The national chapters of Phi Sigma Kappa began their “brotherhood program” in fall of 1990 in order to make their rushees “feel more comfortable with the brothers in the house,” said Rich Shippy, public relations chair of Phi Sigma Kappa.
“The previous pledging system seemed to alienate a lot of the younger pledges,” Shippy said. “However, our new brotherhood program helps rushees feel more comfortable with people in the house because they are treated like a brother.”
The brotherhood program is conducted differently than the pledge programs many other fraternities currently use. Men who are interested in joining the house are invited to come to the house and possibly receive a rushing bid, which encourages them to attend different activities with other people in the house, Shippy said.

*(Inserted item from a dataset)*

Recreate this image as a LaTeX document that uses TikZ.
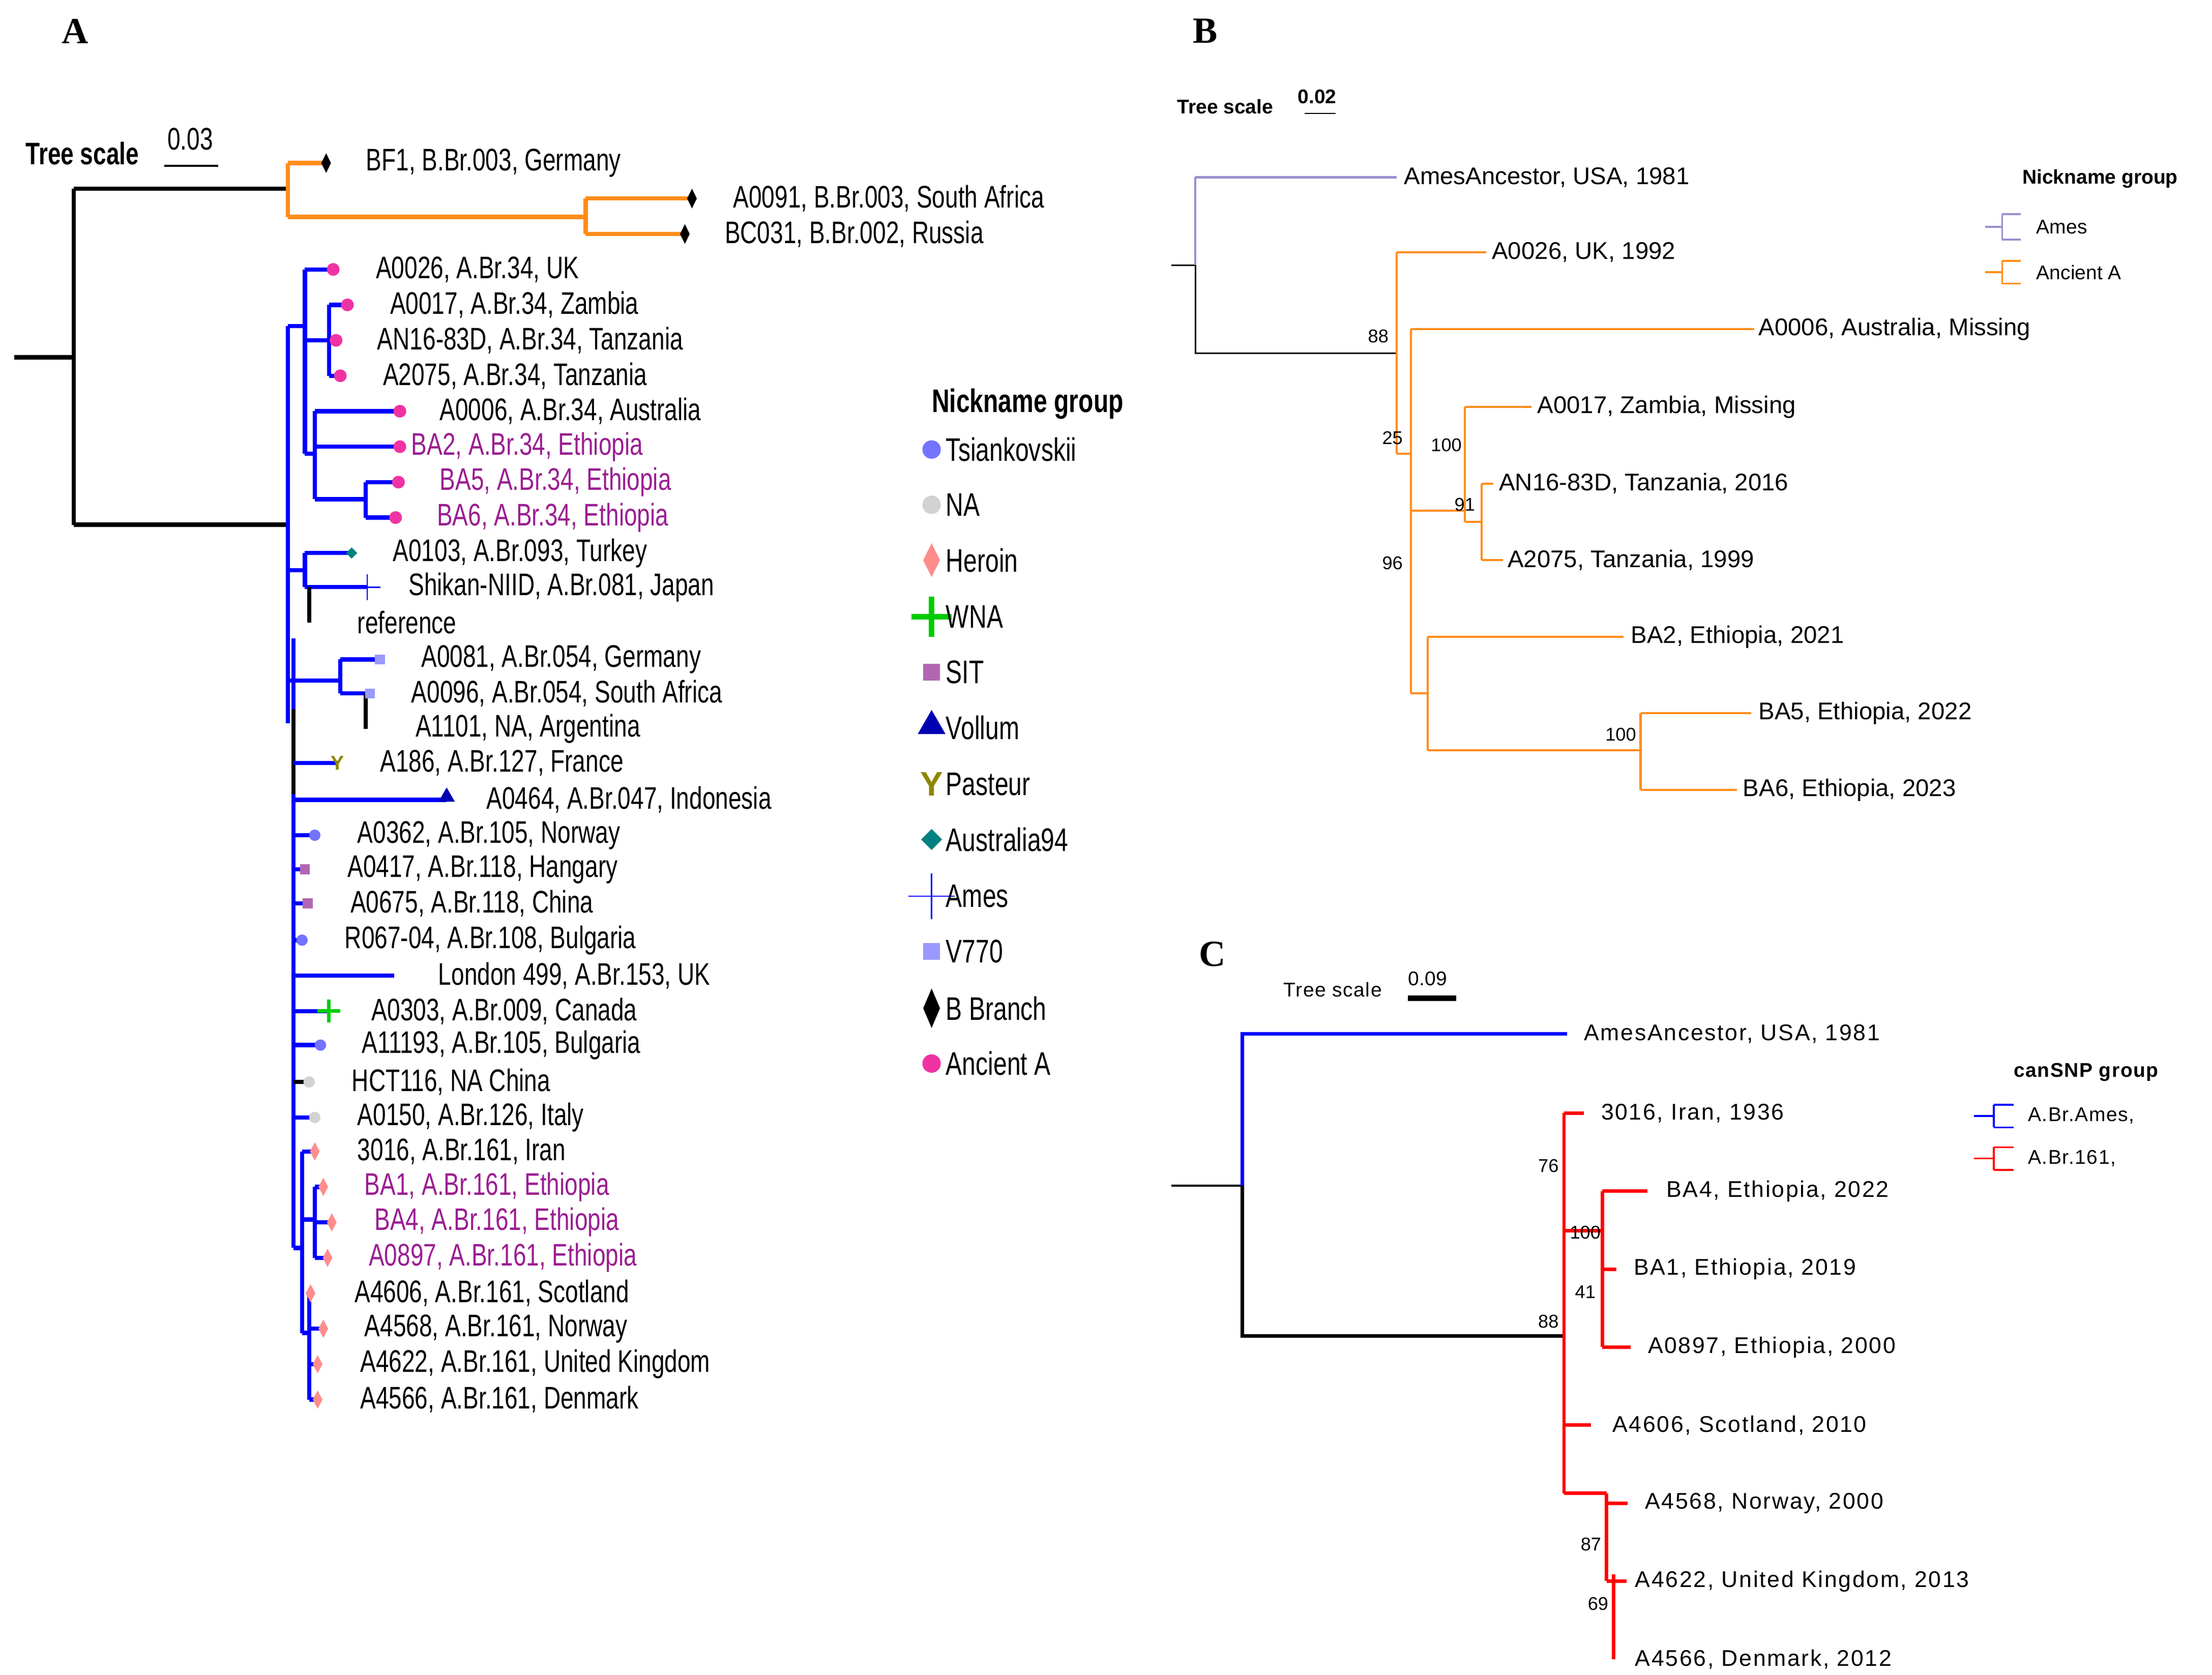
\documentclass[tikz,border=0pt]{standalone}
\usepackage{fontspec}
\setmainfont{Liberation Sans}
\usetikzlibrary{shapes.geometric,shapes.misc}
\definecolor{pur}{HTML}{9B1E91}
\definecolor{orb}{HTML}{FF8C1A}
\definecolor{lav}{HTML}{9A8FD0}
\tikzset{
 la/.style={anchor=west,inner sep=0,font=\fontsize{22}{22}\selectfont,xscale=0.75},
 lb/.style={anchor=west,inner sep=0,font=\fontsize{17}{17}\selectfont},
 lc/.style={anchor=west,inner sep=0,font=\fontsize{16}{16}\selectfont\addfontfeature{LetterSpace=6}},
 bs/.style={inner sep=0,font=\fontsize{13}{13}\selectfont},
 bl/.style={blue,line width=3pt},
 ol/.style={orb,line width=3pt},
 kl/.style={black,line width=3pt},
 ancA/.style={circle,fill=magenta!80,inner sep=0,minimum size=9pt},
 tsi/.style={circle,fill=blue!55,inner sep=0,minimum size=8pt},
 nag/.style={circle,fill=gray!35,inner sep=0,minimum size=8pt},
 her/.style={diamond,fill=red!45,inner sep=0,minimum width=7pt,minimum height=13pt},
 bbr/.style={diamond,fill=black,inner sep=0,minimum width=7pt,minimum height=14pt},
 sit/.style={rectangle,fill=violet!60,inner sep=0,minimum size=7pt},
 vsq/.style={rectangle,fill=blue!40,inner sep=0,minimum size=7pt},
 aus/.style={diamond,fill=teal,inner sep=0,minimum size=8pt},
 pas/.style={inner sep=0,text=olive,font=\bfseries\fontsize{14}{14}\selectfont},
 wna/.style={cross out,draw=green!80!black,line width=2.5pt,inner sep=0,minimum size=9pt,rotate=45},
 ame/.style={cross out,draw=blue,line width=1pt,inner sep=0,minimum size=14pt,rotate=45},
 vol/.style={isosceles triangle,shape border rotate=90,fill=blue!70!black,inner sep=0,minimum size=10pt,isosceles triangle apex angle=60},
}
\begin{document}
\begin{tikzpicture}[x=1pt,y=-1pt]
\useasboundingbox (0,0) rectangle (1560,1181);
% ---------------- Panel A
\node (pA) at (53,22) {\fontspec{Liberation Serif}\bfseries\fontsize{26}{26}\selectfont A};
\node[la,font=\bfseries\fontsize{22}{22}\selectfont] (tsA) at (18,108) {Tree scale};
\node[la] (tsAn) at (118,98) {0.03};
\draw[line width=1.5pt] (116,117) -- (154,117);
\draw[kl] (10,252) -- (52,252);
\draw[kl] (52,133) -- (52,370);
\draw[kl] (52,133) -- (203,133);
\draw[kl] (52,370) -- (203,370);
% B branch
\draw[ol] (203,115) -- (203,153);
\draw[ol] (203,115) -- (230,115);
\draw[ol] (203,153) -- (413,153);
\draw[ol] (413,140) -- (413,165);
\draw[ol] (413,140) -- (488,140);
\draw[ol] (413,165) -- (483,165);
\node[bbr] (tBF1) at (230,115) {};
\node[bbr] (tA0091) at (488,140) {};
\node[bbr] (tBC031) at (483,165) {};
\node[la] at (258,115) {BF1, B.Br.003, Germany};
\node[la] at (517,140) {A0091, B.Br.003, South Africa};
\node[la] at (511,165) {BC031, B.Br.002, Russia};
% blue backbone
\draw[bl] (203,230) -- (203,510);
\draw[bl] (207,450) -- (207,880);
\draw[kl] (207,500) -- (207,560);
% Ancient A clade
\draw[bl] (203,230) -- (215,230);
\draw[bl] (215,190) -- (215,320);
\draw[bl] (215,190) -- (235,190);
\draw[bl] (215,240) -- (232,240);
\draw[bl] (232,215) -- (232,265);
\draw[bl] (232,215) -- (245,215);
\draw[bl] (232,240) -- (237,240);
\draw[bl] (232,265) -- (240,265);
\draw[bl] (215,320) -- (222,320);
\draw[bl] (222,290) -- (222,352);
\draw[bl] (222,290) -- (282,290);
\draw[bl] (222,315) -- (282,315);
\draw[bl] (222,352) -- (258,352);
\draw[bl] (258,340) -- (258,365);
\draw[bl] (258,340) -- (281,340);
\draw[bl] (258,365) -- (279,365);
\foreach \n/\x/\y in {a1/235/190,a2/245/215,a3/237/240,a4/240/265,a5/282/290,a6/282/315,a7/281/340,a8/279/365} \node[ancA] (\n) at (\x,\y) {};
% Turkey, Japan, reference
\draw[bl] (203,402) -- (215,402);
\draw[bl] (215,390) -- (215,414);
\draw[bl] (215,390) -- (248,390);
\draw[bl] (215,414) -- (259,414);
\draw[kl] (218,414) -- (218,439);
\node[aus] (t0103) at (248,390) {};
\node[ame,minimum size=12pt] (tShi) at (259,414) {};
% V770 clade
\draw[bl] (203,480) -- (240,480);
\draw[bl] (240,465) -- (240,489);
\draw[bl] (240,465) -- (268,465);
\draw[bl] (240,489) -- (258,489);
\draw[kl] (258,489) -- (258,514);
\node[vsq] (t0081) at (268,465) {};
\node[vsq] (t0096) at (261,489) {};
% singles
\draw[bl] (207,538) -- (238,538);
\node[pas] (t186) at (238,538) {Y};
\draw[bl] (207,564) -- (315,564);
\node[vol] (t0464) at (315,562) {};
\draw[bl] (207,589) -- (222,589); \node[tsi] (t0362) at (222,589) {};
\draw[bl] (207,613) -- (215,613); \node[sit] (t0417) at (215,613) {};
\draw[bl] (207,637) -- (217,637); \node[sit] (t0675) at (217,637) {};
\draw[bl] (207,663) -- (213,663); \node[tsi] (tR06) at (213,663) {};
\draw[bl] (207,688) -- (278,688);
\draw[bl] (207,713) -- (232,713); \node[wna] (t0303) at (232,713) {};
\draw[bl] (207,737) -- (226,737); \node[tsi] (t1119) at (226,737) {};
\draw[kl] (207,763) -- (218,763); \node[nag] (tHCT) at (218,763) {};
\draw[bl] (207,788) -- (222,788); \node[nag] (t0150) at (222,788) {};
% Heroin clade
\draw[bl] (207,880) -- (213,880);
\draw[bl] (213,812) -- (213,940);
\draw[bl] (213,812) -- (222,812);
\draw[bl] (213,860) -- (222,860);
\draw[bl] (222,837) -- (222,887);
\draw[bl] (222,837) -- (228,837);
\draw[bl] (222,862) -- (234,862);
\draw[bl] (222,887) -- (231,887);
\draw[bl] (213,940) -- (218,940);
\draw[bl] (218,912) -- (218,987);
\draw[bl] (218,912) -- (219,912);
\draw[bl] (218,937) -- (228,937);
\draw[bl] (218,962) -- (224,962);
\draw[bl] (218,987) -- (224,987);
\foreach \n/\x/\y in {h1/222/812,h2/228/837,h3/234/862,h4/231/887,h5/219/912,h6/228/937,h7/224/962,h8/224/987} \node[her] (\n) at (\x,\y) {};
% labels A
\foreach \x/\y/\t in {265/190/{A0026, A.Br.34, UK},275/215/{A0017, A.Br.34, Zambia},266/240/{AN16-83D, A.Br.34, Tanzania},270/265/{A2075, A.Br.34, Tanzania},310/290/{A0006, A.Br.34, Australia},277/390/{A0103, A.Br.093, Turkey},288/414/{Shikan-NIID, A.Br.081, Japan},252/439/{reference},297/465/{A0081, A.Br.054, Germany},290/489/{A0096, A.Br.054, South Africa},293/514/{A1101, NA, Argentina},268/538/{A186, A.Br.127, France},343/564/{A0464, A.Br.047, Indonesia},252/589/{A0362, A.Br.105, Norway},245/613/{A0417, A.Br.118, Hangary},247/637/{A0675, A.Br.118, China},243/663/{R067-04, A.Br.108, Bulgaria},309/688/{London 499, A.Br.153, UK},262/713/{A0303, A.Br.009, Canada},255/737/{A11193, A.Br.105, Bulgaria},248/763/{HCT116, NA China},252/788/{A0150, A.Br.126, Italy},252/812/{3016, A.Br.161, Iran},250/912/{A4606, A.Br.161, Scotland},257/937/{A4568, A.Br.161, Norway},254/962/{A4622, A.Br.161, United Kingdom},254/987/{A4566, A.Br.161, Denmark}}
 \node[la] at (\x,\y) {\t};
\foreach \x/\y/\t in {290/315/{BA2, A.Br.34, Ethiopia},310/340/{BA5, A.Br.34, Ethiopia},308/365/{BA6, A.Br.34, Ethiopia},257/837/{BA1, A.Br.161, Ethiopia},264/862/{BA4, A.Br.161, Ethiopia},260/887/{A0897, A.Br.161, Ethiopia}}
 \node[la,text=pur] at (\x,\y) {\t};
% legend A
\node[la,font=\bfseries\fontsize{23}{23}\selectfont] (lgA) at (657,285) {Nickname group};
\node[tsi,minimum size=13pt] (m1) at (657,317) {};
\node[nag,minimum size=13pt] (m2) at (657,356) {};
\node[her,minimum width=12pt,minimum height=24pt] (m3) at (657,395) {};
\node[wna,minimum size=16pt,line width=4pt] (m4) at (657,435) {};
\node[sit,minimum size=12pt] (m5) at (657,474) {};
\node[vol,minimum size=17pt] (m6) at (657,512) {};
\node[pas,font=\bfseries\fontsize{24}{24}\selectfont] (m7) at (657,553) {Y};
\node[aus,minimum size=15pt] (m8) at (657,592) {};
\node[ame,minimum size=22pt] (m9) at (657,632) {};
\node[vsq,minimum size=12pt] (m10) at (657,671) {};
\node[bbr,minimum width=12pt,minimum height=28pt] (m11) at (657,711) {};
\node[ancA,minimum size=13pt] (m12) at (657,750) {};
\foreach \y/\t in {317/Tsiankovskii,356/NA,395/Heroin,435/WNA,474/SIT,513/Vollum,553/Pasteur,592/Australia94,632/Ames,671/V770,711/B Branch,750/Ancient A}
 \node[la,font=\fontsize{23}{23}\selectfont] at (667,\y) {\t};
% ---------------- Panel B
\node (pB) at (850,22) {\fontspec{Liberation Serif}\bfseries\fontsize{26}{26}\selectfont B};
\node[lb,font=\bfseries\fontsize{14}{14}\selectfont] (tsB) at (830,75) {Tree scale};
\node[lb,font=\bfseries\fontsize{14}{14}\selectfont] (tsBn) at (915,68) {0.02};
\draw[line width=1pt] (920,80) -- (942,80);
\draw[line width=1pt] (826,187) -- (843,187);
\draw[lav,line width=1.5pt] (843,125) -- (843,187) (843,125) -- (985,125);
\draw[line width=1pt] (843,187) -- (843,249) -- (985,249);
\node[bs] at (972,237) {88};
\begin{scope}[orb,line width=1.5pt]
\draw (985,178) -- (985,320); \draw (985,178) -- (1048,178);
\draw (985,320) -- (995,320); \draw (995,232) -- (995,489); \draw (995,232) -- (1237,232);
\draw (995,360) -- (1033,360); \draw (1033,287) -- (1033,368); \draw (1033,287) -- (1080,287);
\draw (1033,368) -- (1045,368); \draw (1045,341) -- (1045,395); \draw (1045,341) -- (1053,341); \draw (1045,395) -- (1060,395);
\draw (995,489) -- (1007,489); \draw (1007,449) -- (1007,529); \draw (1007,449) -- (1145,449);
\draw (1007,529) -- (1157,529); \draw (1157,503) -- (1157,557); \draw (1157,503) -- (1235,503); \draw (1157,557) -- (1225,557);
\end{scope}
\node[bs] at (982,309) {25}; \node[bs] at (1020,314) {100}; \node[bs] at (1033,356) {91};
\node[bs] at (982,397) {96}; \node[bs] at (1143,518) {100};
\foreach \x/\y/\t in {990/125/{AmesAncestor, USA, 1981},1052/178/{A0026, UK, 1992},1240/232/{A0006, Australia, Missing},1084/287/{A0017, Zambia, Missing},1057/341/{AN16-83D, Tanzania, 2016},1063/395/{A2075, Tanzania, 1999},1150/449/{BA2, Ethiopia, 2021},1240/503/{BA5, Ethiopia, 2022},1229/557/{BA6, Ethiopia, 2023}}
 \node[lb] at (\x,\y) {\t};
\node[lb,font=\bfseries\fontsize{14}{14}\selectfont] (lgB) at (1426,126) {Nickname group};
\draw[lav,line width=1.3pt] (1400,160) -- (1412,160) (1412,151) -- (1412,169) (1412,151) -- (1425,151) (1412,169) -- (1425,169);
\draw[orb,line width=1.3pt] (1400,192) -- (1412,192) (1412,184) -- (1412,200) (1412,184) -- (1425,184) (1412,200) -- (1425,200);
\node[lb,font=\fontsize{14}{14}\selectfont] at (1436,160) {Ames};
\node[lb,font=\fontsize{14}{14}\selectfont] at (1436,192) {Ancient A};
% ---------------- Panel C
\node (pC) at (855,673) {\fontspec{Liberation Serif}\bfseries\fontsize{26}{26}\selectfont C};
\node[lb,font=\fontsize{14}{14}\selectfont\addfontfeature{LetterSpace=4}] (tsC) at (905,698) {Tree scale};
\node[lb,font=\fontsize{14}{14}\selectfont] (tsCn) at (993,690) {0.09};
\draw[line width=4pt] (993,704) -- (1027,704);
\draw[line width=1.5pt] (826,836) -- (876,836);
\draw[blue,line width=2.5pt] (876,836) -- (876,729) -- (1105,729);
\draw[line width=2.5pt] (876,836) -- (876,942) -- (1103,942);
\node[bs] at (1092,932) {88};
\begin{scope}[red,line width=2.5pt]
\draw (1103,785) -- (1103,1053); \draw (1103,785) -- (1117,785);
\draw (1103,868) -- (1130,868); \draw (1130,840) -- (1130,922); \draw (1130,840) -- (1162,840);
\draw (1130,895) -- (1140,895); \draw (1130,950) -- (1130,922); \draw (1130,950) -- (1150,950);
\draw (1103,1005) -- (1122,1005);
\draw (1103,1053) -- (1122,1053); \draw (1122,1053) -- (1133,1053);
\draw (1133,1053) -- (1133,1115); \draw (1133,1060) -- (1148,1060);
\draw (1133,1115) -- (1138,1115); \draw (1138,1110) -- (1138,1170); \draw (1138,1115) -- (1147,1115);
\end{scope}
\node[bs] at (1092,822) {76}; \node[bs] at (1118,869) {100}; \node[bs] at (1118,911) {41};
\node[bs] at (1122,1089) {87}; \node[bs] at (1127,1131) {69};
\foreach \x/\y/\t in {1117/729/{AmesAncestor, USA, 1981},1129/785/{3016, Iran, 1936},1175/840/{BA4, Ethiopia, 2022},1152/895/{BA1, Ethiopia, 2019},1162/950/{A0897, Ethiopia, 2000},1137/1005/{A4606, Scotland, 2010},1160/1060/{A4568, Norway, 2000},1153/1115/{A4622, United Kingdom, 2013},1153/1170/{A4566, Denmark, 2012}}
 \node[lc] at (\x,\y) {\t};
\node[lb,font=\bfseries\fontsize{14}{14}\selectfont\addfontfeature{LetterSpace=4}] (lgC) at (1420,756) {canSNP group};
\draw[blue,line width=1.3pt] (1392,787) -- (1406,787) (1406,779) -- (1406,795) (1406,779) -- (1420,779) (1406,795) -- (1420,795);
\draw[red,line width=1.3pt] (1392,817) -- (1406,817) (1406,809) -- (1406,825) (1406,809) -- (1420,809) (1406,825) -- (1420,825);
\node[lc,font=\fontsize{14}{14}\selectfont\addfontfeature{LetterSpace=4}] at (1430,787) {A.Br.Ames,};
\node[lc,font=\fontsize{14}{14}\selectfont\addfontfeature{LetterSpace=4}] at (1430,817) {A.Br.161,};
\end{tikzpicture}
\end{document}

“When the brothers get to know the rushee well enough and decide they want them in the house, they become activated,” Shippy said.
Junior Michael Bell participated in the Phi Sigma Kappa brotherhood program this semester and was activated in six and a half weeks. He said he loved the program because as an older student, he didn’t have the time to dedicate solely to pledging.
“We were never forced to do anything,” Bell said. “If we couldn’t be at a certain event, it was understood.
“I think in a few years almost all of the fraternities will abolish their pledging programs, which would abolish some of the forms of hazing which occurs,” Bell said.
Todd Blockinger, another rushee for Phi Sigma Kappa who was recently activated, said the brotherhood program drew him to the house because he didn’t want to be an actual pledge.
“I think it (the brotherhood program) creates a greater bond of brotherhood,” Blockinger said.